● Written instruction: From the records below, copy out exactly the lines from the one containing "Emit a Python" to the one containing "import plotly.graph_objects as go", both included. Add nothing else.

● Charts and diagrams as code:
····················
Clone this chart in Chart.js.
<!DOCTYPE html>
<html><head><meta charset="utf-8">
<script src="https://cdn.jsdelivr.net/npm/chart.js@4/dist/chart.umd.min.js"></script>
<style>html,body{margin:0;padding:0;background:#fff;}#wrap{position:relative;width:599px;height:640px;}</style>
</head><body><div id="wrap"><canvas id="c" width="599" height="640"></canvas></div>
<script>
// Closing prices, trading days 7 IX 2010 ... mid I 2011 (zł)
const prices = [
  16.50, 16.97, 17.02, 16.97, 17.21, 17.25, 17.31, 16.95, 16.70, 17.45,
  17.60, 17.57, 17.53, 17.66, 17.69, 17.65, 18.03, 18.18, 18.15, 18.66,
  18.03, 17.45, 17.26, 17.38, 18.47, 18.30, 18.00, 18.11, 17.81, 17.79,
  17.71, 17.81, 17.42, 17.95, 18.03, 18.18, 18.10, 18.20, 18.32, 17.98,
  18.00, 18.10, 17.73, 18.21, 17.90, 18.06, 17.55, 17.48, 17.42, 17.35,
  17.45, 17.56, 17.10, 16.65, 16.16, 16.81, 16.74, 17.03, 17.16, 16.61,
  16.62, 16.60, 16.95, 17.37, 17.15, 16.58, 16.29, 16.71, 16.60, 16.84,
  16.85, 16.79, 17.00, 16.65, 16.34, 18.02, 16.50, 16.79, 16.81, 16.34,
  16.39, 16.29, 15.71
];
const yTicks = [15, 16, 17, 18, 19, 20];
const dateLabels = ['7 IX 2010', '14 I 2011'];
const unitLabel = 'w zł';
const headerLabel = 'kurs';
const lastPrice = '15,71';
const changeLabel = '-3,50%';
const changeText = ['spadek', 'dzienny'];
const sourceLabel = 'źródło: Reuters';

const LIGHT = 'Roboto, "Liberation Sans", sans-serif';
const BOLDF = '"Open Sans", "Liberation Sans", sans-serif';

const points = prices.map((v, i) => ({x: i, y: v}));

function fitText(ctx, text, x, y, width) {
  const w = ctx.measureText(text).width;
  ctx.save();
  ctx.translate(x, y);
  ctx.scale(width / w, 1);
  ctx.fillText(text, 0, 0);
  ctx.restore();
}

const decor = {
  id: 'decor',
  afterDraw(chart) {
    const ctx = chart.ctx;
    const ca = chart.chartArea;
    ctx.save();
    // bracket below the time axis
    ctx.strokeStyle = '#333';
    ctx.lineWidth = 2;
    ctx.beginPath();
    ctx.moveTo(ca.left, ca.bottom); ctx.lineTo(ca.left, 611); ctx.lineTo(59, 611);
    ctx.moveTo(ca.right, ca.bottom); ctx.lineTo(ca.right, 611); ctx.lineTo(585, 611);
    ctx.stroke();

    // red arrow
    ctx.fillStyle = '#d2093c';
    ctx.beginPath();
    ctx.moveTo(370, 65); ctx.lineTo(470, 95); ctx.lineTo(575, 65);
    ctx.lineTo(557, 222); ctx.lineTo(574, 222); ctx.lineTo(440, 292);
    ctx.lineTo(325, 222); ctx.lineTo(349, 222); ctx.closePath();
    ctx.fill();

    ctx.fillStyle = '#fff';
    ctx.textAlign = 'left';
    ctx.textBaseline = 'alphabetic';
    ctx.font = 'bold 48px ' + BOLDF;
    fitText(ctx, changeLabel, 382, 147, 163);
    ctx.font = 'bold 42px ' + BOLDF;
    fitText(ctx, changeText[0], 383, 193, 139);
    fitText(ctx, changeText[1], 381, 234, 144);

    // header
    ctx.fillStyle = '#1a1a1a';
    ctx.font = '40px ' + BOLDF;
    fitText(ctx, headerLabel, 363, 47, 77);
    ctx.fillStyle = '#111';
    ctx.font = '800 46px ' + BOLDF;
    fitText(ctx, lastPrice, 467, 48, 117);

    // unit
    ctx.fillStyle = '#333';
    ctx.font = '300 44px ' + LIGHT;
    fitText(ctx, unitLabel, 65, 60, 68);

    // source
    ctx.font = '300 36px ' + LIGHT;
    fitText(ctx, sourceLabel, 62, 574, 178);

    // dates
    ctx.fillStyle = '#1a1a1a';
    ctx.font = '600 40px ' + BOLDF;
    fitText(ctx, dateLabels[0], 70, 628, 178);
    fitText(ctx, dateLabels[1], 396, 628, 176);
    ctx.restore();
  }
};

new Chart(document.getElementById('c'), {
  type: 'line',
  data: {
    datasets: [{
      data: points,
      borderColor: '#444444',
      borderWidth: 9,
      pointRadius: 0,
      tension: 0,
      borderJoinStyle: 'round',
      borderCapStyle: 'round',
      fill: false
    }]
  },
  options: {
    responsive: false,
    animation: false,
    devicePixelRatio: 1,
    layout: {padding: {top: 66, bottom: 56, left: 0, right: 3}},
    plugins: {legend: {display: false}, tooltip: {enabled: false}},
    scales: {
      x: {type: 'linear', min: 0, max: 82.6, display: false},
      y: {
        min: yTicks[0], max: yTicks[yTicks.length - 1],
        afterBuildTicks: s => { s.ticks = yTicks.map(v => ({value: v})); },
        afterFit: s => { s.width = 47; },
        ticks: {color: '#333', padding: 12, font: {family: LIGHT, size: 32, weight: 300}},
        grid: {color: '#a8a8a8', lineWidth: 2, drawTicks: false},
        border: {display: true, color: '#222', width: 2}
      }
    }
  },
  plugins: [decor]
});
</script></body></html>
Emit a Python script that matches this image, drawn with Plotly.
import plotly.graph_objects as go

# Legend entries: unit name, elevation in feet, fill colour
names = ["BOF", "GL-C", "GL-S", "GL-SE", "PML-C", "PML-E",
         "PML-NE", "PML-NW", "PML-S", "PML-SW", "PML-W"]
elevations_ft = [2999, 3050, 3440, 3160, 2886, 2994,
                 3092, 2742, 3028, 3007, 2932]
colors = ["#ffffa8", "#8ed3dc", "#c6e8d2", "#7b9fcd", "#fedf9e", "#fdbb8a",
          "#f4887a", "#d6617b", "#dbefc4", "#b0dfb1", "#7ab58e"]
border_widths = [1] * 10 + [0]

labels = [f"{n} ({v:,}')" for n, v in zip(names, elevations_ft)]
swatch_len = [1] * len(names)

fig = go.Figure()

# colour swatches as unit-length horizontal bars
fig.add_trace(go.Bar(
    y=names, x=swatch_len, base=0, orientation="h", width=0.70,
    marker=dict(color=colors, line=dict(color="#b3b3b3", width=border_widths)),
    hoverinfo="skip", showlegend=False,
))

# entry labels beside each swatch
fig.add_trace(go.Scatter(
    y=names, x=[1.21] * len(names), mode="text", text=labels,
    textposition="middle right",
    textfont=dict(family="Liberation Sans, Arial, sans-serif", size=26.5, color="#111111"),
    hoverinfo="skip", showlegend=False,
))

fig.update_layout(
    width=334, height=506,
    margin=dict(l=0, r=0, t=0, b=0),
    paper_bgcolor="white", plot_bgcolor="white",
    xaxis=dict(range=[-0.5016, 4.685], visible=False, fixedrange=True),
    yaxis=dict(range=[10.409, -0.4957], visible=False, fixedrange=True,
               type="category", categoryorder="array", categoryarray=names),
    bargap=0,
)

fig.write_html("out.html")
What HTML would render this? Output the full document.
····················
● Answer to this exercise:
Emit a Python script that matches this image, drawn with Plotly.
import plotly.graph_objects as go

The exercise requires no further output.